Nathan Bean: You are forever my hero for calling out that goof from Chain Of Strength over his right wing bullshit, but how prevalent are those hardline republican sympathies in hardcore over there?

Jav: Was Minor Threat just a bunch of nice White boys singing about following the rules? Did Raid just uphold their White Christian values? I think there has always been conservative views in hardcore, but now that Trump is in power, all the assholes feel emboldened to speak up. People like Dave Smalley, Curt Canales, Steve Murad, and Duane Peters have come out with outspoken conservative values. To me, punk is about being disenfranchised with the system and wanting to speak out against it, and aligning your views with our current regime is the antithesis of that. But, I don’t mind that it’s there because it gives me something to talk shit about.

Nathan Bean: I wanna talk a little bit about The Mistake, that band seemed like a very confrontational reaction to a lot of stuff that was going on in the scene at the time… did you catch much heat for some of the stuff you were saying or was it a case of people ignoring you and hoping you went away?

Jav: When I was in high school, I loved Born Against, Struggle, Econochrist, and I obsessively watched The Decline Of Western Civilization. I poured over HeartattaCk fanzine and was kind of what they call PC. I joined 18 Visions and totally strayed off that path.

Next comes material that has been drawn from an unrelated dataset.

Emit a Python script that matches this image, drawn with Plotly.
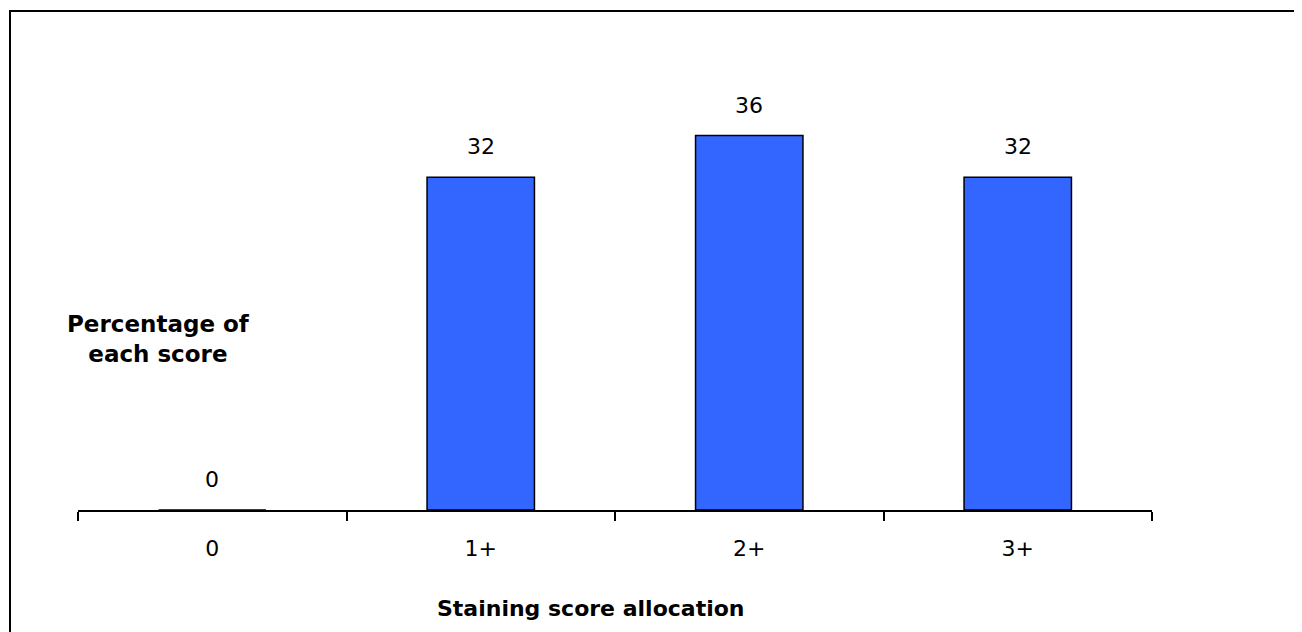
import plotly.graph_objects as go

categories = ["0", "1+", "2+", "3+"]
percentages = [0, 32, 36, 32]
x_title = "Staining score allocation"
y_title = "Percentage of<br>each score"

OFF = 8  # page body margin
W, H = 1302 - OFF, 632 - OFF
L = 78 - OFF
R = W - (1152 - OFF)
T = 42 - OFF
B = H - (510 - OFF)
ymax = 45

fig = go.Figure()
fig.add_trace(go.Bar(
    x=categories, y=percentages, width=0.4,
    marker=dict(color="#3366FF", line=dict(color="black", width=1.5)),
    hoverinfo="x+y",
))

for c, v in zip(categories, percentages):
    fig.add_annotation(x=c, y=v, text=str(v), showarrow=False,
                       yanchor="bottom", yshift=16,
                       font=dict(family="DejaVu Sans", size=22, color="black"))

pw = W - L - R
ph = H - T - B
base = H - B  # pixel y of baseline within figure


def px_x(p):
    return (p - OFF - L) / pw


def px_y(p):
    return (base - (p - OFF)) / ph


fig.add_annotation(xref="paper", yref="paper", x=px_x(158), y=px_y(339),
                   text=y_title, showarrow=False, xanchor="center", yanchor="middle",
                   align="center",
                   font=dict(family="DejaVu Sans", size=23, color="black", weight="bold"))
fig.add_annotation(xref="paper", yref="paper", x=px_x(590), y=px_y(608),
                   text=x_title, showarrow=False, xanchor="center", yanchor="middle",
                   font=dict(family="DejaVu Sans", size=22, color="black", weight="bold"))

fig.add_shape(type="rect", xref="paper", yref="paper",
              x0=px_x(10), x1=px_x(1306),
              y0=px_y(645), y1=px_y(11),
              line=dict(color="black", width=2), fillcolor="rgba(0,0,0,0)")

fig.update_layout(
    width=W, height=H,
    margin=dict(l=L, r=R, t=T, b=B, pad=0),
    paper_bgcolor="white", plot_bgcolor="white",
    showlegend=False,
    font=dict(family="DejaVu Sans", color="black"),
    xaxis=dict(range=[-0.5, 3.5], showline=True, linecolor="black", linewidth=2,
               ticks="outside", tickson="boundaries", ticklen=9, tickwidth=2,
               tickcolor="black", showgrid=False, zeroline=False,
               tickfont=dict(family="DejaVu Sans", size=22, color="black"),
               ticklabelstandoff=18),
    yaxis=dict(range=[0, ymax], visible=False, showgrid=False, zeroline=False),
)

fig.write_html("out.html")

I bought the Left For Dead demo in 1997 from Chris Colohan at a show in Buffalo, and it totally blew my mind. We wanted to have a band that sounded like that, and felt like that. We really wanted to Fuck Everything Up. I had read this David Bowie quote about how to have a new art scene you really had to cause bad, ill will and fuck with people, and took that to heart. It was also the antithesis of what was happening in OC at the time. 18 Visions was going more glam, bands like A7X and Atreyu were rising. We wanted to be punx in a sea of rockers.

One of my goals for the band was to have someone try to fight me on stage, and I’m a little sad that that never happened, not for lack of trying. We really tried to push buttons and cross lines. We did shit that was totally unthinkable by today’s standards, like covering Skrewdriver (more than once), and throwing out boxes willed with fake poop at a Christmas themed show. Yelling at Christians on stage, insulting other bands by name on record.

In the end, we just took too many breaks and watched generations of hardcore kids come and go. It got boring to play to 50 kids with their arms crossed, and I didn’t have some of the same values anymore, so we called it a day.

Nathan Bean: Extricate strikes me as a band that has come together out of necessity rather than as a “yo lets write sick mosh parts and tour”. Given that the membership are all a bit older whats the plan going forward ?

Jav: As I write this, it’s early February 2019. We will be going into the studio to record a 2 song promo which will proceed our full length. It might seem a bit odd, considering that we have only played 2 live shows at this point and been a band for less than a year, but why wait? All bands should have an expiration date. We want to make our time here memorable and meaningful. We don’t have a real plan. We all have real ass jobs and families, but also have a real ass desire to get out there.